Through the City Experimentation Fund, a joint initiative of UNDP and the Slovak Ministry of Finance to support cities in the application of innovative approaches, the North Macedonia AccLab and its partners will try to locate the city’s challenges by exploring the sensemaking technique of “deep listening”, with which we intend to hear not only the most vocal but also the unheard voices in our society. We will dig deeper to understand the challenges that the people without citizenship living in Skopje face. We will listen to the small businessowners in the city’s old Turkish bazar that are facing an existential crisis due to the pandemic’s impact on tourism. We will consider ways of incentivizing the people working in the unofficial “circular economy” of our city (collectors and resellers of waste- plastic and scrap metal, old furniture, etc.) to join the formal economy. We will explore how to bridge the gaps that prevent the city and the country from building a strong circular economy that has the potential to deliver 2,740 new jobs and 47 million euros in economic benefits by 2030, as projected in a recent report by UNDP North Macedonia and Dwaste on applying circular practices to six selected waste streams.
Through a different project, we ran a digital co-design workshop focused on building a model for providing subsidies to vulnerable groups of citizens. 31 participants, from individual citizens to representatives of local and central government, CSOs and academia, pitched in through Zoom and Mural to ensure that we considered all angles. The initial model was developed by an external consultant based on desk research, but it was the co-design process that tweaked and finally validated it based on a varied set of perspectives that came together to give us the big picture.
We will be applying this methodology at a much larger scale in the process of developing North Macedonia’s first National Development Strategy. In a country where top-down decision-making has been the norm in governance, often being blamed for enabling corruption, co-design is a welcomed tool for increasing transparency, accountability and citizen participation in governance. While all designers can benefit from participatory design to produce better solutions, this way of working should be considered one of the cornerstones of good democratic governance.

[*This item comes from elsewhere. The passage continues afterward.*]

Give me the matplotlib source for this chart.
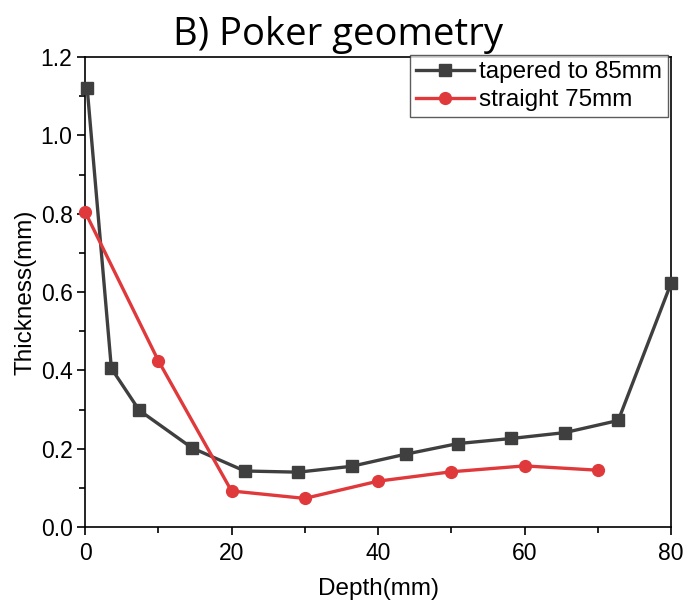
import matplotlib
matplotlib.use("Agg")
import matplotlib.pyplot as plt
from matplotlib.ticker import MultipleLocator

# tapered poker, 85 mm
tapered_depth = [0.3, 3.6, 7.4, 14.6, 21.8, 29.1, 36.4, 43.8, 50.9, 58.2, 65.5, 72.8, 80.0]
tapered_thick = [1.12, 0.405, 0.298, 0.202, 0.143, 0.140, 0.155, 0.186, 0.213, 0.226, 0.241, 0.272, 0.622]

# straight poker, 75 mm
straight_depth = [0, 10, 20, 30, 40, 50, 60, 70]
straight_thick = [0.805, 0.425, 0.092, 0.073, 0.117, 0.141, 0.156, 0.145]

plt.rcParams["font.family"] = ["Liberation Sans", "DejaVu Sans"]

fig = plt.figure(figsize=(6.83, 6.03), dpi=100)
ax = fig.add_axes([85 / 683, 1 - 527 / 603, 586 / 683, 470 / 603])

ax.plot(tapered_depth, tapered_thick, color="#3f3f3f", lw=2.4, marker="s",
        ms=8, label="tapered to 85mm", clip_on=False, zorder=3)
ax.plot(straight_depth, straight_thick, color="#e0393b", lw=2.4, marker="o",
        ms=8.5, label="straight 75mm", clip_on=False, zorder=3)

ax.set_xlim(0, 80)
ax.set_ylim(0, 1.2)
ax.xaxis.set_major_locator(MultipleLocator(20))
ax.xaxis.set_minor_locator(MultipleLocator(10))
ax.yaxis.set_major_locator(MultipleLocator(0.2))
ax.yaxis.set_minor_locator(MultipleLocator(0.1))
ax.yaxis.set_major_formatter(plt.FormatStrFormatter("%.1f"))
ax.tick_params(which="both", direction="out", top=False, right=False,
               labelsize=16.5, width=1.2)
ax.tick_params(which="major", length=6)
ax.tick_params(which="minor", length=4)
ax.tick_params(axis="y", pad=3)
ax.tick_params(axis="x", pad=5)
for sp in ax.spines.values():
    sp.set_linewidth(1.2)

ax.set_xlabel("Depth(mm)", fontsize=17.5, labelpad=9)
ax.set_ylabel("Thickness(mm)", fontsize=17.5, labelpad=3)
fig.text(338 / 683, 1 - 45 / 603, "B) Poker geometry", ha="center",
         va="baseline", fontsize=27.5, family=["Open Sans", "DejaVu Sans"])

leg = ax.legend(loc="upper right", bbox_to_anchor=((668 - 85) / 586, 1.004),
                fontsize=17.5, frameon=True, fancybox=False, edgecolor="#333333",
                handlelength=2.4, handletextpad=0.2, borderpad=0.25,
                labelspacing=0.25, borderaxespad=0)
leg.get_frame().set_linewidth(1.0)

fig.savefig("out.png", dpi=100)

The Future: System Transformation as Evolution
System transformation should not be just a dream or a destination. It should be an ongoing process. As societies evolve, so do their needs, wants and responsibilities. The most resilient systems are those that can quickly detect and respond to society’s needs. It follows that system transformation is not a one-time “project”, but rather a philosophy for building and maintaining resilient, sustainable societies that can keep learning, adapting and transforming in pursuit of increased prosperity. It is only when we think of systems that have been slow to adapt and have fallen far behind the needs of society that system transformation appears as single gargantuan task. When continuously put into practiced as a governance and development philosophy, it comes into clearer focus for what it really is: a continuous and essential process for supporting the evolution of societies towards a brighter future.